India’s exports to EU will see duty elimination for important labour-intensive sectors, such as textiles, leather and footwear, tea, coffee, spices, sports goods, toys, gems and jewellery and certain marine products. The reduction in tariff rates will help India in capturing a part of the European market where Bangladesh, Sri Lanka, Pakistan and Vietnam had duty-free access. 

 

In services, the EU has opened up 144 sub-sectors and also facilitated mobility of workers and professionals from India. This is expected to help India diversify away from its dependence on the US market.  India, on its part, has opened up 102 sub-sectors, including in the financial, telecommunications and maritime domains. This marks a departure for India, since it has been reluctant to grant access in these areas.  

 

India has safeguarded what it considers sensitive sectors, such as dairy, cereals, poultry, soymeal, certain fruits and vegetables, etc. All Indian exports to the EU will have to respect the EU's strict health and food safety rules. The agreement seeks to provide enhanced commitment in services. There is also a pledge on intellectual property protection. 

 

On environmental matters the EU and India’s position are quite far apart.
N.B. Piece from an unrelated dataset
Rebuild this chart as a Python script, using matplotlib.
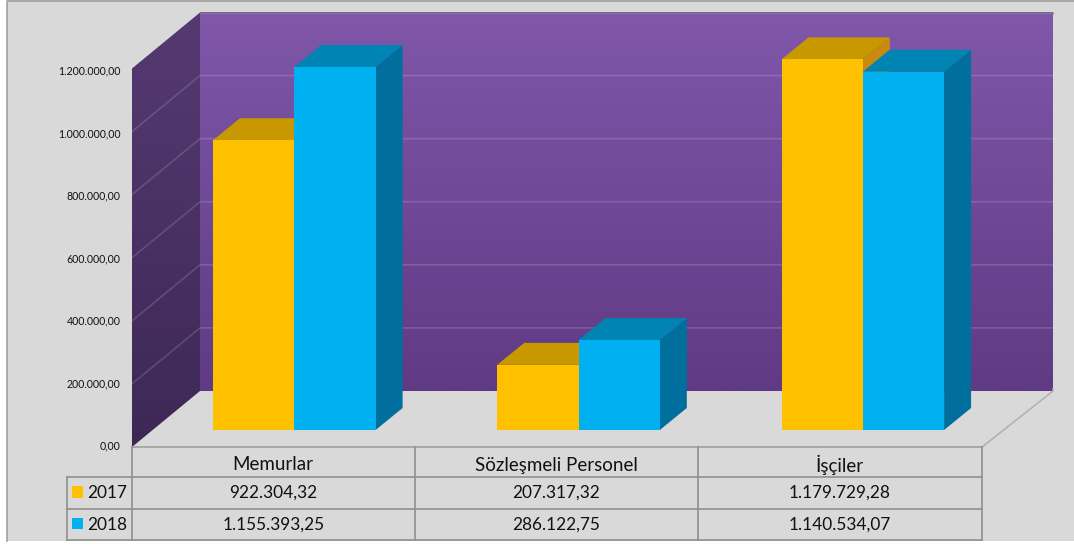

India has not signed the Methane Pledge, and the EU’s CBAM has come into effect. On CBAM no major concession has been offered, except to promise that any concessions offered to a third party would be extended to India. 

 

While EU Commission President Ursula von der Leyen’s description of the agreement, as “the mother of all deals” as a bit over the top, it is a step in the right direction.  

 

To a large extent, on geopolitical issues the parties have similar positions—with obvious disagreement on Ukraine, and on Russia, in general. The looming figure of China’s economic might and the wilful destruction of the rules-based order by Trump, might have brought India and the EU together to conclude the FTA, these problems still remain as they were.  

 

This deal will not dislodge China’s pre-eminent position in industry (and AI), nor be significant enough to pushback Trump. One can find faults with the nitty-gritty details of the FTA, but in the world that we inhabit, it is a definite step forward. Just compare this with the arm-twisted FTA that India had signed with the US.